COURT OF APPEAL OF THE STATE OF CALIFORNIA FIRST APPELLATE DISTRICT DIVISION ONE
Jan 3, 2017
A145297 (Cal. Ct. App. Jan. 3, 2017)

Opinion

A145297

01-03-2017

THE PEOPLE, Plaintiff and Respondent, v. WILLIAM R. HICKS, Defendant and Appellant.


NOT TO BE PUBLISHED IN OFFICIAL REPORTS

California Rules of Court, rule 8.1115(a), prohibits courts and parties from citing or relying on opinions not certified for publication or ordered published, except as specified by rule 8.1115(b). This opinion has not been certified for publication or ordered published for purposes of rule 8.1115. (San Francisco City & County Super. Ct. No. 223692)

Defendant William R. Hicks appeals from his conviction, following a jury trial, of misdemeanor assault (Pen. Code, § 240). He raises a single issue on appeal—that the prosecutor improperly exercised a peremptory challenge against the only African-American prospective juror. We affirm.

All further statutory references are to the Penal Code.

BACKGROUND

On the evening of February 4, 2015, defendant was sleeping in the driveway of Albert and Donna Esteban-Lee's Mission District home. When Donna opened her garage door, she saw defendant. Defendant, now awake, walked toward a neighbor's house, but Donna followed, making him move from that house, as well. As Donna continued to follow defendant, he pushed her "to get her out of the way." Donna fell to the ground hitting her head and back on the concrete.

We refer to Albert Lee and Donna Esteban-Lee by their first names for the sake of clarity.

Nathan Blau, a neighbor on his way home, heard a "sort of like smacking noise," which caught his attention. He saw defendant round the corner and Donna on the ground. Donna called out for help and Blau, Albert and another neighbor, Abdulla Al-Qawasmeh, went over to her. Donna explained what had happened and the three men followed defendant.

Defendant "felt threatened," and told Albert to move back. When Albert did not do so, defendant "swung at him and hit [him] across the cheek." Blau thought defendant struck Albert "with a closed fist and sort of a backhand motion." Albert was knocked unconscious as his head hit the concrete. Al-Qawasmeh stayed with Albert and called an ambulance.

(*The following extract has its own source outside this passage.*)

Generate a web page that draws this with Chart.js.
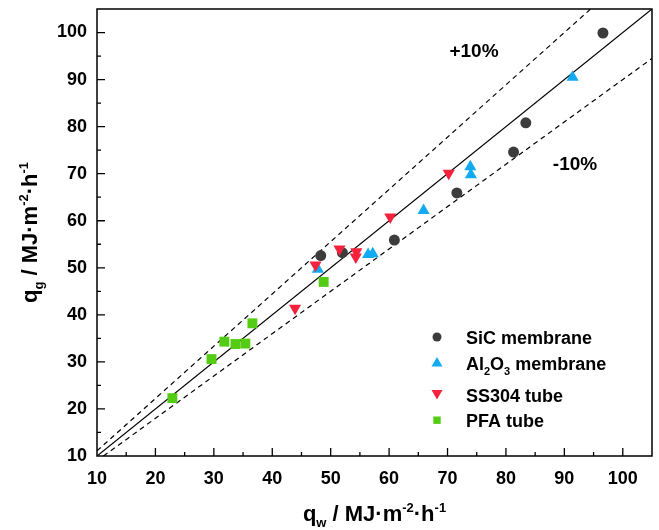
<!DOCTYPE html>
<html>
<head>
<meta charset="utf-8">
<script src="https://cdn.jsdelivr.net/npm/chart.js@4/dist/chart.umd.min.js"></script>
<style>
  html, body { margin: 0; padding: 0; background: #fff; }
  #wrap { position: relative; width: 659px; height: 530px; }
</style>
</head>
<body>
<div id="wrap"><canvas id="chart"></canvas></div>
<script>
// tick labels
const xTicks = [10, 20, 30, 40, 50, 60, 70, 80, 90, 100];
const yTicks = [10, 20, 30, 40, 50, 60, 70, 80, 90, 100];

// measured points (q_w, q_g)
const sicX = [48.3, 52.0, 60.9, 71.6, 81.3, 83.4, 96.6];
const sicY = [52.6, 53.2, 55.9, 65.9, 74.6, 80.8, 99.9];
const alX  = [47.8, 56.4, 57.2, 65.9, 73.9, 74.0, 91.4];
const alY  = [49.7, 52.8, 53.0, 62.2, 71.5, 69.8, 90.5];
const ssX  = [43.9, 47.4, 51.5, 54.4, 54.3, 60.2, 70.2];
const ssY  = [41.4, 50.6, 54.0, 53.4, 52.3, 60.8, 70.1];
const pfaX = [22.9, 29.6, 31.8, 33.7, 35.4, 36.6, 48.8];
const pfaY = [22.3, 30.6, 34.3, 33.8, 33.9, 38.2, 47.0];

// parity line and +/-10% bands
const parityX = [10, 105],   parityY = [10, 105];
const upperX  = [10, 94.5],  upperY  = [11.11, 105];
const lowerX  = [11.11, 105], lowerY = [10, 94.5];

const FONT = '"Liberation Sans", Arial, sans-serif';
const colSiC = '#3c3c3c', colAl = '#12aaf0', colSS = '#f5223d', colPFA = '#55cc14';

const pts = (xs, ys) => xs.map((x, i) => ({ x: x, y: ys[i] }));

function lineSet(xs, ys, dash) {
    return {
        data: pts(xs, ys),
        showLine: true,
        borderColor: '#000',
        borderWidth: 1.2,
        borderDash: dash,
        pointRadius: 0,
        order: 10
    };
}

function markerSet(label, xs, ys, color, style, rot, r, order) {
    return {
        label: label,
        data: pts(xs, ys),
        pointStyle: style,
        pointRotation: rot,
        pointRadius: r,
        pointBackgroundColor: color,
        pointBorderColor: color,
        pointBorderWidth: 0,
        showLine: false,
        order: order
    };
}

// draws text with sub/superscript parts
function drawRich(ctx, parts, x, y, size, align) {
    const small = Math.round(size * 0.6);
    let total = 0;
    parts.forEach(p => {
        ctx.font = 'bold ' + (p.sub || p.sup ? small : size) + 'px ' + FONT;
        p.w = ctx.measureText(p.t).width;
        total += p.w;
    });
    let cx = align === 'left' ? x : x - total / 2;
    ctx.textBaseline = 'alphabetic';
    ctx.textAlign = 'left';
    parts.forEach(p => {
        ctx.font = 'bold ' + (p.sub || p.sup ? small : size) + 'px ' + FONT;
        let dy = p.sub ? size * 0.28 : (p.sup ? -size * 0.42 : 0);
        ctx.fillText(p.t, cx, y + dy);
        cx += p.w;
    });
}

const decor = {
    id: 'decor',
    afterDraw(chart) {
        const ctx = chart.ctx;
        const a = chart.chartArea;
        const xs = chart.scales.x, ys = chart.scales.y;
        ctx.save();
        ctx.strokeStyle = '#000';
        ctx.fillStyle = '#000';

        // frame
        ctx.lineWidth = 1.5;
        ctx.strokeRect(a.left, a.top, a.right - a.left, a.bottom - a.top);

        // inward ticks
        ctx.lineWidth = 1.3;
        ctx.beginPath();
        for (let v = 15; v < 105; v += 5) {
            const len = v % 10 === 0 ? 8 : 4;
            const px = xs.getPixelForValue(v);
            ctx.moveTo(px, a.bottom);
            ctx.lineTo(px, a.bottom - len);
            const py = ys.getPixelForValue(v);
            ctx.moveTo(a.left, py);
            ctx.lineTo(a.left + len, py);
        }
        ctx.stroke();

        // axis titles
        drawRich(ctx, [
            { t: 'q' }, { t: 'w', sub: true }, { t: ' / MJ\u00b7m' }, { t: '-2', sup: true },
            { t: '\u00b7h' }, { t: '-1', sup: true }
        ], (a.left + a.right) / 2, 521, 22);

        ctx.save();
        ctx.translate(37, (a.top + a.bottom) / 2);
        ctx.rotate(-Math.PI / 2);
        drawRich(ctx, [
            { t: 'q' }, { t: 'g', sub: true }, { t: ' / MJ\u00b7m' }, { t: '-2', sup: true },
            { t: '\u00b7h' }, { t: '-1', sup: true }
        ], 0, 0, 22);
        ctx.restore();

        // band labels
        ctx.font = 'bold 19px ' + FONT;
        ctx.textAlign = 'center';
        ctx.textBaseline = 'middle';
        ctx.fillText('+10%', 474, 52);
        ctx.fillText('-10%', 575, 165);

        // legend
        const mx = 437, tx = 466;
        ctx.fillStyle = colSiC;
        ctx.beginPath();
        ctx.arc(mx, 337, 4.5, 0, Math.PI * 2);
        ctx.fill();

        ctx.fillStyle = colAl;
        ctx.beginPath();
        ctx.moveTo(mx, 357);
        ctx.lineTo(mx + 5.5, 366.5);
        ctx.lineTo(mx - 5.5, 366.5);
        ctx.closePath();
        ctx.fill();

        ctx.fillStyle = colSS;
        ctx.beginPath();
        ctx.moveTo(mx - 5.5, 390);
        ctx.lineTo(mx + 5.5, 390);
        ctx.lineTo(mx, 399.5);
        ctx.closePath();
        ctx.fill();

        ctx.fillStyle = colPFA;
        ctx.fillRect(mx - 3.7, 416.5, 7.4, 7.4);

        ctx.fillStyle = '#000';
        drawRich(ctx, [{ t: 'SiC membrane' }], tx, 343.5, 18, 'left');
        drawRich(ctx, [{ t: 'Al' }, { t: '2', sub: true }, { t: 'O' }, { t: '3', sub: true }, { t: ' membrane' }], tx, 369.5, 18, 'left');
        drawRich(ctx, [{ t: 'SS304 tube' }], tx, 401.5, 18, 'left');
        drawRich(ctx, [{ t: 'PFA tube' }], tx, 427, 18, 'left');

        ctx.restore();
    }
};

new Chart(document.getElementById('chart'), {
    type: 'scatter',
    data: {
        datasets: [
            markerSet('SiC membrane', sicX, sicY, colSiC, 'circle', 0, 5.5, 4),
            markerSet('Al2O3 membrane', alX, alY, colAl, 'triangle', 0, 7, 3),
            markerSet('SS304 tube', ssX, ssY, colSS, 'triangle', 180, 7, 2),
            markerSet('PFA tube', pfaX, pfaY, colPFA, 'rect', 0, 7, 1),
            lineSet(parityX, parityY, []),
            lineSet(upperX, upperY, [5, 4]),
            lineSet(lowerX, lowerY, [5, 4])
        ]
    },
    options: {
        responsive: true,
        maintainAspectRatio: false,
        animation: false,
        layout: { padding: { left: 0, top: 9, right: 6, bottom: 0 } },
        plugins: {
            legend: { display: false },
            tooltip: { enabled: false }
        },
        scales: {
            x: {
                type: 'linear',
                min: 10,
                max: 105,
                afterBuildTicks: s => { s.ticks = xTicks.map(v => ({ value: v })); },
                afterFit: s => { s.height = 74; s.paddingLeft = 0; s.paddingRight = 0; },
                grid: { display: false, drawTicks: false },
                border: { display: false },
                ticks: {
                    padding: 12,
                    color: '#000',
                    font: { family: FONT, size: 18, weight: 'bold' }
                }
            },
            y: {
                type: 'linear',
                min: 10,
                max: 105,
                afterBuildTicks: s => { s.ticks = yTicks.map(v => ({ value: v })); },
                afterFit: s => { s.width = 97; s.paddingTop = 0; s.paddingBottom = 0; },
                grid: { display: false, drawTicks: false },
                border: { display: false },
                ticks: {
                    padding: 10,
                    color: '#000',
                    font: { family: FONT, size: 18, weight: 'bold' }
                }
            }
        }
    },
    plugins: [decor]
});
</script>
</body>
</html>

Blau, who identified defendant at trial, continued to follow him until police arrived and arrested him.

Following the preliminary hearing, defendant was charged by information with two counts of assault with force likely to cause great bodily injury (§ 245, subd. (a)(4); counts 1 and 3) with enhancements for personal infliction of great bodily harm (§§ 12022.7, subd. (a), 1192.7, subd. (c)(8)), one count of battery with serious bodily injury (§ 243, subd. (d); count 2) and one count of elder abuse likely to cause great bodily injury (§ 368, subd. (b)(1); count 4).

The jury found defendant guilty only of the lesser included offense of simple assault (§ 240) and was unable to reach a verdict or found him not guilty on the other charges. The trial court dismissed the charges as to which the jury could not reach a verdict, and suspended imposition of sentence on the assault conviction and placed him on three years' probation subject to numerous terms and conditions, including serving two days in jail (with two days' credit for time served).

DISCUSSION

Defendant, who is African-American, contends the trial court violated his state and federal constitutional rights by denying his Batson/Wheeler motion following the prosecutor's exercise of a peremptory challenge excluding the only African-American from the jury panel.

Batson v. Kentucky (1986) 476 U.S. 79 (Batson); People v. Wheeler (1978) 22 Cal.3d 258 (Wheeler), overruled in part by Johnson v. California (2005) 545 U.S. 162, 165-173. --------

"Both the state and federal Constitutions prohibit the use of peremptory challenges to exclude prospective jurors based on race or gender. [Citations.] Such a use of peremptories by the prosecution 'violates the right of a criminal defendant to trial by a jury drawn from a representative cross-section of the community under article I, section 16 of the California Constitution. [Citations.] Such a practice also violates the defendant's right to equal protection under the Fourteenth Amendment to the United States Constitution.' " (People v. Bonilla (2007) 41 Cal.4th 313, 341.)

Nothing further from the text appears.